Can the exodus be stopped or slowed? Perhaps. But it would take a revolution in thinking to sweep away all this pagan paraphernalia.
Such a revolution in thinking requires recognition of the fact that the documents of the New Testament were not written for 21st Century Christians but for Israelites separated from us by vast differences in both culture and time.
Such a revolution in thinking requires an understanding of Israelite Messianic expectations as they existed in the 1st Century. The most significant of these were that the Messiah, when he came, was expected to fulfill the ancient promises to the tribes of Israel scattered in the Diaspora that they would one day be symbolically “resurrected” from their exile, regarded as a symbolic “death”, and be ingathered to the land to form the Kingdom of God on Earth to be administered by the Messiah in the name of God.
However, by the time the New Testament came to be written, these promises had not come to pass in the material sense so the authors were faced with the problem of reconciling the promises with the reality of a dead and gone Messiah. They developed the following arguments based on the claim that the death and resurrection of Jesus were types and shadows of a future fulfilment:
- Although the Kingdom of God in the land of Israel under the rule of God’s Messiah had not yet been established, the resurrection had brought into being a foreshadowing “spiritual” Kingdom. (Paul taught that it was not necessary to wait for the establishment of the material Kingdom but that one could join the “spiritual” Kingdom of the present by symbolically “crucifying” the old earthy man after the fashion of Adam and symbolically “resurrecting” the new spiritual man after the fashion of Jesus).
- Although the tribes of Israel still remained scattered in the dispersion, the resurrection was a foreshadowing of the “resurrection” from dispersion and death envisioned by prophets such as Ezekiel in his Vision of the Valley of Dry Bones. For example, the author of Matthew draws multiple allusions to this passage in his account of the “signs” accompanying the crucifixion (Matthew 27:51-52) and the author of John claims that Jesus not only died for the nation but also “to gather into one the children of God who are scattered abroad” (John 11:49-52).
If the opaque layer of Hellenist-inspired doctrines and teachings had not been superimposed on the documents of the New Testament, it would have been recognised long ago that they are Israelite-specific in all their dimensions and addressed to Israelites, whether specifically stated or implied by content. (See just a very few examples - James 1:1; Acts 2:36; Acts 24:7; 28:4-7; Matthew 10:5-6, 19-28; Luke 1:32b-33; Revelation 21:14.)

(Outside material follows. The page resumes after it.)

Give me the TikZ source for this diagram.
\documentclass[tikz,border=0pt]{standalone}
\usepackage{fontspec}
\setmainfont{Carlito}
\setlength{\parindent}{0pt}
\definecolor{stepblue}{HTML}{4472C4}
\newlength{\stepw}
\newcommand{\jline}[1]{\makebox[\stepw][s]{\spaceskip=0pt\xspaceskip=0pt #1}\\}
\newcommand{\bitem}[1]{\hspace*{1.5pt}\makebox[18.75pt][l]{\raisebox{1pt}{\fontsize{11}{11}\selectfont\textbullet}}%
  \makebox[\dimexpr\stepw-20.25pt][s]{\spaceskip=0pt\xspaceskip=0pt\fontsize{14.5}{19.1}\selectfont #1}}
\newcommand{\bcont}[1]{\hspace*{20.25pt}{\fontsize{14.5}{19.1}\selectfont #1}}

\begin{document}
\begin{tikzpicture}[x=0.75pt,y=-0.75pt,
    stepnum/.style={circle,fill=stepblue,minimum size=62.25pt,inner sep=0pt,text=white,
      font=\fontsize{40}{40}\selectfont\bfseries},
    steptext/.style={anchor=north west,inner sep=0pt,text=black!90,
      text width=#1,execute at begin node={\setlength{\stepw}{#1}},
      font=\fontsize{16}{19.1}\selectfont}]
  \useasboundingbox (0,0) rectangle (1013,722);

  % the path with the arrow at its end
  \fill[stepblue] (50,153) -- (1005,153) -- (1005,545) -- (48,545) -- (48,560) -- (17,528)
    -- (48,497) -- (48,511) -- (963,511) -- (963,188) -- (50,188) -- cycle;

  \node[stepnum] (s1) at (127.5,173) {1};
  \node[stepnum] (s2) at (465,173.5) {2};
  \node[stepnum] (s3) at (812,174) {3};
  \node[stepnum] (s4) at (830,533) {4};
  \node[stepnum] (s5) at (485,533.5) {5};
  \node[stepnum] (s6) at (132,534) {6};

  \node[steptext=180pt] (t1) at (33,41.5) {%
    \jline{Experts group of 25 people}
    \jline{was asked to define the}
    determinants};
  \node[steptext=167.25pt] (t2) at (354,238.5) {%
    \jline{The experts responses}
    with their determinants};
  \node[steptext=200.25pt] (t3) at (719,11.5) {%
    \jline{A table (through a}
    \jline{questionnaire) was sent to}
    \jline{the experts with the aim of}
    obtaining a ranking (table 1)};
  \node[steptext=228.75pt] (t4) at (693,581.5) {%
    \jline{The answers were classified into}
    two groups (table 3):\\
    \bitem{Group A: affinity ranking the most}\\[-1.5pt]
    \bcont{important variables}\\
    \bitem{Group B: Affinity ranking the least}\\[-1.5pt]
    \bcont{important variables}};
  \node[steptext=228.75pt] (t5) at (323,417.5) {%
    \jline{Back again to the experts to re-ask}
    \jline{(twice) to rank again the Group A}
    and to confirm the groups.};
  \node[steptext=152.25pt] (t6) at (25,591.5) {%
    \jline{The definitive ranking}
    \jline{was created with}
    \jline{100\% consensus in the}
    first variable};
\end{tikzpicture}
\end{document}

What about Paul, the so-called “Apostle to the Gentiles”? Well, far from being a “universalist”, as is claimed, he was an “ethnocentrist” just like all his 1st Century contemporaries. The general scholarly consensus is that there are only seven undisputed letters attributable to Paul himself, the remainder being written by followers at a time when non-Israelites had begun to join the Jesus movement in larger numbers, which is quite evident from their content which ceases to be Israelite-specific. There is no evidence in Paul’s seven undisputed letters that he showed any interest whatever in non-Israelites, even issuing stern warnings about their status to some who had joined the Jesus group in Rome (Romans11:17-21).

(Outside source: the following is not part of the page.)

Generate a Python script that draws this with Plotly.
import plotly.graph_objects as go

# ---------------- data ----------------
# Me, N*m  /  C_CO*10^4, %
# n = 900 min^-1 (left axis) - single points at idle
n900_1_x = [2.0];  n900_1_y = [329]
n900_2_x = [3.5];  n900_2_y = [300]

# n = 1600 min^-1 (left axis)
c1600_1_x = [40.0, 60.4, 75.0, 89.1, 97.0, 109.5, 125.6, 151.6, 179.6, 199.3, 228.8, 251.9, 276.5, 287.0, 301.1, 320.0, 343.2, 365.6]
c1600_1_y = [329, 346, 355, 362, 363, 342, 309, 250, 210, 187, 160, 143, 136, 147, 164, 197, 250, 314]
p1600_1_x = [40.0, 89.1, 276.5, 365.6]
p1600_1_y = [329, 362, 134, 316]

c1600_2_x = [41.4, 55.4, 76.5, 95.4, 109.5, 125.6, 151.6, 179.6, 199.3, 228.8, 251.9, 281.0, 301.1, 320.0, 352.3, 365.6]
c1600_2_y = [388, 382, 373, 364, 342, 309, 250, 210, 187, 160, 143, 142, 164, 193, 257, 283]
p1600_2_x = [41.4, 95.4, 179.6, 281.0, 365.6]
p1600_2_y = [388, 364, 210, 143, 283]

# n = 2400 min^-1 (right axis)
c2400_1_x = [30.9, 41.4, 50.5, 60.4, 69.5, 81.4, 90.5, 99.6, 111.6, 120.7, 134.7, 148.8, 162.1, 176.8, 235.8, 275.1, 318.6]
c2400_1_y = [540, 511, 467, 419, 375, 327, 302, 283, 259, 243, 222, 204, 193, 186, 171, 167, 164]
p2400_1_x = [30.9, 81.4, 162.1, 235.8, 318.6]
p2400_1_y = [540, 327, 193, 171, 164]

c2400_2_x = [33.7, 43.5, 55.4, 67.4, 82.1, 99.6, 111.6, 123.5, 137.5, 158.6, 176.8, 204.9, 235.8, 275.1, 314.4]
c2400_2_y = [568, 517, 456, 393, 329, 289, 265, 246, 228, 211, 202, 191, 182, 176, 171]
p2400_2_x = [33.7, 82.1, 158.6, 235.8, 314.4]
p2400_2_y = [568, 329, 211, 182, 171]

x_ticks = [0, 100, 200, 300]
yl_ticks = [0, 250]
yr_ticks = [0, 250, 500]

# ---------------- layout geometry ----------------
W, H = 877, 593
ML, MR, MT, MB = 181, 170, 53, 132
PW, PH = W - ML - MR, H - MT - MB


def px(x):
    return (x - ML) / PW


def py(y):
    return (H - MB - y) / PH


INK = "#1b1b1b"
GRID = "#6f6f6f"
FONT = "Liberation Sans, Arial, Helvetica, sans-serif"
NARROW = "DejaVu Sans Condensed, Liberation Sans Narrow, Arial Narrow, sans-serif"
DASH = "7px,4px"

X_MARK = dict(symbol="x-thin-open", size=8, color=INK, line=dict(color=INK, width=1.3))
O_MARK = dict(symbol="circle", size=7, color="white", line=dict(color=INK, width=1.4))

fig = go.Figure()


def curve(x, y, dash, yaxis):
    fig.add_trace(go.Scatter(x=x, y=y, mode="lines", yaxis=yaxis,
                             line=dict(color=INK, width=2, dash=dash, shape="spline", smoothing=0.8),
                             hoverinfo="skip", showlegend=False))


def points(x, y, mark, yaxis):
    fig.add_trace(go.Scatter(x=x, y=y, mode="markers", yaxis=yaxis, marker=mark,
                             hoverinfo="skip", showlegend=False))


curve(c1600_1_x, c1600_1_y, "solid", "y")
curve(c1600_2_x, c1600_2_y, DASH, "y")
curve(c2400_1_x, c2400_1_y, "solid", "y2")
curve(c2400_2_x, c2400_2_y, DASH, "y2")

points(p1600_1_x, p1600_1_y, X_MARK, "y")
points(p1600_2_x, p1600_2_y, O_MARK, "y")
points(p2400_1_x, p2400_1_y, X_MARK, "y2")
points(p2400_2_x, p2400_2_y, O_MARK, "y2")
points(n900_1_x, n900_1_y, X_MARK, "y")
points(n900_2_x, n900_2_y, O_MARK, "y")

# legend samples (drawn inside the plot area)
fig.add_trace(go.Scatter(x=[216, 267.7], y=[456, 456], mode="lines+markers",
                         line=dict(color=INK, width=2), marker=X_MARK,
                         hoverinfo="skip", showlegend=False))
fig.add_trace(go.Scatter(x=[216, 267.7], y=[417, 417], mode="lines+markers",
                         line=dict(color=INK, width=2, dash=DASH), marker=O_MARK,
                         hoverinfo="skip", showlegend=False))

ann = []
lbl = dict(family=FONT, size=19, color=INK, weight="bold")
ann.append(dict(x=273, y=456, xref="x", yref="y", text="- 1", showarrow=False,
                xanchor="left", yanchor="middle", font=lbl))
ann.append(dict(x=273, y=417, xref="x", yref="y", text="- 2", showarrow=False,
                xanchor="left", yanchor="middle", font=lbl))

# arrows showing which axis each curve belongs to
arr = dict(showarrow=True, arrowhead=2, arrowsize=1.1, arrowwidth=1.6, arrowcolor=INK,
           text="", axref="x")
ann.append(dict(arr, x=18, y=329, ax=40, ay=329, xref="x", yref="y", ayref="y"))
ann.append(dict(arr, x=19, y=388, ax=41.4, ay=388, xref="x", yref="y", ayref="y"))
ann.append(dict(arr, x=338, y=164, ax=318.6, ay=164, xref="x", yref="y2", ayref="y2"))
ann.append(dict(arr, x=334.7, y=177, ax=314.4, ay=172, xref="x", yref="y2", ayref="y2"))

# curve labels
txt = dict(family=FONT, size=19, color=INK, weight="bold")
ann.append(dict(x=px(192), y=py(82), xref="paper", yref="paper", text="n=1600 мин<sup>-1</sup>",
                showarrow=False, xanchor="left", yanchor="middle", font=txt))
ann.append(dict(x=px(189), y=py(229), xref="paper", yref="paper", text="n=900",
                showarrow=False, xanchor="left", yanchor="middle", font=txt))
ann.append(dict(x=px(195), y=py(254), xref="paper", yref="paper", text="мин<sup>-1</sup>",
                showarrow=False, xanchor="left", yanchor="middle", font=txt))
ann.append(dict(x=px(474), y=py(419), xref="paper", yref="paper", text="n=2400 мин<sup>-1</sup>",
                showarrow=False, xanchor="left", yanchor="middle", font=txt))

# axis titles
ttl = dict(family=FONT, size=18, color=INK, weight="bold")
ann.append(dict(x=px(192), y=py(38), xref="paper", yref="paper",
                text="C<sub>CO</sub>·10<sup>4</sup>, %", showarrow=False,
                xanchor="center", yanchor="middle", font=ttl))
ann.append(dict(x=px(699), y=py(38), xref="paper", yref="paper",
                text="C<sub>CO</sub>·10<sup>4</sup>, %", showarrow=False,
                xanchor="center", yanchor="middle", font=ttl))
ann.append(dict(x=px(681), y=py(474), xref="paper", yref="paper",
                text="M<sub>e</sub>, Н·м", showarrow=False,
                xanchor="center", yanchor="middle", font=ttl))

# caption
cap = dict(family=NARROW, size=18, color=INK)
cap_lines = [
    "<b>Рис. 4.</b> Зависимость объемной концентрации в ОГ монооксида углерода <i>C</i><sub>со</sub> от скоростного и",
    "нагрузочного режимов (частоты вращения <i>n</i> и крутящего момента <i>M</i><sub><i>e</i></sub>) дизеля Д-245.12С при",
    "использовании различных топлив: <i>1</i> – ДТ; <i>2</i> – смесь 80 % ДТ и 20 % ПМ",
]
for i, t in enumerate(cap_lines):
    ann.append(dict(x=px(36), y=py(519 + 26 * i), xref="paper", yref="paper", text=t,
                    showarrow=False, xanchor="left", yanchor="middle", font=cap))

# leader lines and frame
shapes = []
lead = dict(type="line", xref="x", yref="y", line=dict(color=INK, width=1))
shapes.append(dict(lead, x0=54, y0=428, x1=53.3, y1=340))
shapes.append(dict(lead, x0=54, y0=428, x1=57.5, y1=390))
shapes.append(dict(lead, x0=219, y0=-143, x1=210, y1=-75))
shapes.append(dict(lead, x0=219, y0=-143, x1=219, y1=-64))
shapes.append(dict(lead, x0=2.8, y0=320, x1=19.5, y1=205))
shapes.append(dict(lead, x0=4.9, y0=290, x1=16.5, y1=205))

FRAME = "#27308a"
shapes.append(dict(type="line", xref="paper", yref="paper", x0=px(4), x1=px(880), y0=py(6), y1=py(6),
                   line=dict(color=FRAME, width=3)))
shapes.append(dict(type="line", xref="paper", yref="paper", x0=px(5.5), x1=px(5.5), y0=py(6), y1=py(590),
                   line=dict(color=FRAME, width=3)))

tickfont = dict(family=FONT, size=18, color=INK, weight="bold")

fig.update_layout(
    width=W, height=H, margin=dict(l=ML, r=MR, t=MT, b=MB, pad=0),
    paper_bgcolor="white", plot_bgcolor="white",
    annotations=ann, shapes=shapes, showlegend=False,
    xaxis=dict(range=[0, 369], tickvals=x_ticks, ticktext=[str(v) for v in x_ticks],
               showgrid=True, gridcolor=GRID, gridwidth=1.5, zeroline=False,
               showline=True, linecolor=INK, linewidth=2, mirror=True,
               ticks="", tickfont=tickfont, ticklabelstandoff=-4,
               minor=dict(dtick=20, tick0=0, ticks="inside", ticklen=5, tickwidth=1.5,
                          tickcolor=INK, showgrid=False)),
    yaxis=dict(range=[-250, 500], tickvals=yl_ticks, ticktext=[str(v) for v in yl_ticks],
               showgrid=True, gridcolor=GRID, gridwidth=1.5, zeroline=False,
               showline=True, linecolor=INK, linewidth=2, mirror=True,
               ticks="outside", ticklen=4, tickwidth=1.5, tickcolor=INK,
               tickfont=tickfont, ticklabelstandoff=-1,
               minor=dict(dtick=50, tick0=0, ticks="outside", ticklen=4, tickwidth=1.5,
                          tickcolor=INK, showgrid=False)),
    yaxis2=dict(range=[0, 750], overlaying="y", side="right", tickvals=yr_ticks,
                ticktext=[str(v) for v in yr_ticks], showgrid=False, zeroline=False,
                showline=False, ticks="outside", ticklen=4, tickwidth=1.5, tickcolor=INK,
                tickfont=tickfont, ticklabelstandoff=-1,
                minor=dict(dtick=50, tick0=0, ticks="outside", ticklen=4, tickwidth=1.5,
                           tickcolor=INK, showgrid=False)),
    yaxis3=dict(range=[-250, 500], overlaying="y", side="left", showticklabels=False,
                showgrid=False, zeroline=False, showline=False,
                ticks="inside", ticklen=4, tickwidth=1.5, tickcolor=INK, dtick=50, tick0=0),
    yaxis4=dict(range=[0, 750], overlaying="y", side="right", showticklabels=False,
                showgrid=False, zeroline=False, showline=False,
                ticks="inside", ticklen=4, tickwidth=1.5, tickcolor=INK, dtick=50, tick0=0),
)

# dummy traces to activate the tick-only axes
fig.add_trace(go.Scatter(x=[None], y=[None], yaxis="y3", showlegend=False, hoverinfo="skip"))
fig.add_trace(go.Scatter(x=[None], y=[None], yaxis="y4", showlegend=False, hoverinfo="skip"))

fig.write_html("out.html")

The Paul of the New Testament is not even remotely similar to the Paul of Christian theology who, it is claimed, sought to establish a new religion. So what were his claims about himself and his “theology”? The author of the Gospel of Luke, who also wrote the following passages in Acts 22:3-14; 24:11-15; 26:2-7; 26:22-23 and 28:17-23, tells us all we need to know:
- he was commissioned by the God of Israel;
- he worshipped the “God of our fathers” in the Jerusalem Temple;
- he preached nothing against his people or their customs;
- he believed everything that was according to the Law of Moses and everything written in the prophets;
- he tried to persuade the Roman Jews about Jesus using the Law of Moses and the prophets;
- he hoped to see the promises made to the twelve tribes fulfilled;
- and he preached nothing but what Moses and the prophets said should come concerning Jesus.

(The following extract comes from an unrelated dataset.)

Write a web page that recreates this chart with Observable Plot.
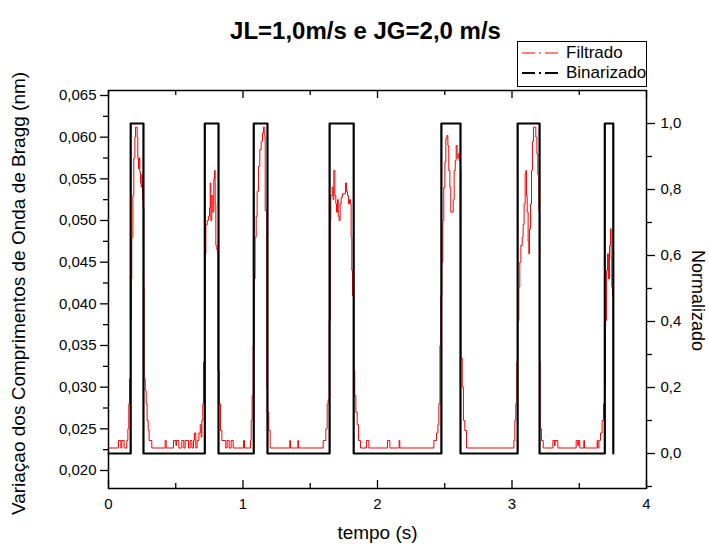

So Paul preached “nothing” but what Moses and the prophets said should come concerning Jesus! This statement alone should be more than enough to consign the vast edifice of creedal Christianity to just a footnote in history.
So what does all this mean for Christians today? If they wish to remain followers of Jesus and see their religion survive beyond this Century, then they must reject all the Hellenist-inspired false doctrines and teachings, proclaim that they are not based on the New Testament, and build up the “assembly of God” anew. Their choice!
𝗡𝗼𝘁𝗲𝘀
When Paul uses the designation “Jew”, he is referring mainly to those who follow the customs and practices of the Judeans who worship in the Jerusalem Temple and follow the Law of Moses no matter where they live. These practices included circumcision, dietary requirements, calendrical observations, and so on. When he uses the designation “Greek”, he is referring mainly to Hellenised, Greek-speaking Jews and other Israelites who live in diaspora communities scattered throughout the Roman Empire and who don’t follow the Law of Moses, including the practice of circumcision. (To actual Greek people, Paul’s writings would be just unintelligible gibberish).
Paul’s letters have been subjected to multiple doctrinal overlays and the distractions of theological hair-splitting over issues such as Faith, Works, Righteousness, Justification, Grace, Election and so on. If they had not been subjected to these distractions, it would have been recognised long ago that the seven letters directly attributable to Paul were addressed to those who could understand them, viz. fellow Israelites living among majority non-Israelite societies beyond the confines of the land of Israel.
It’s important to recognise that Christians as a group are not now, and never were, the “people of God”, except through a process of individual spiritual adoption into the Abrahamic Covenant, as Paul outlined in Galatians 3:7, 29.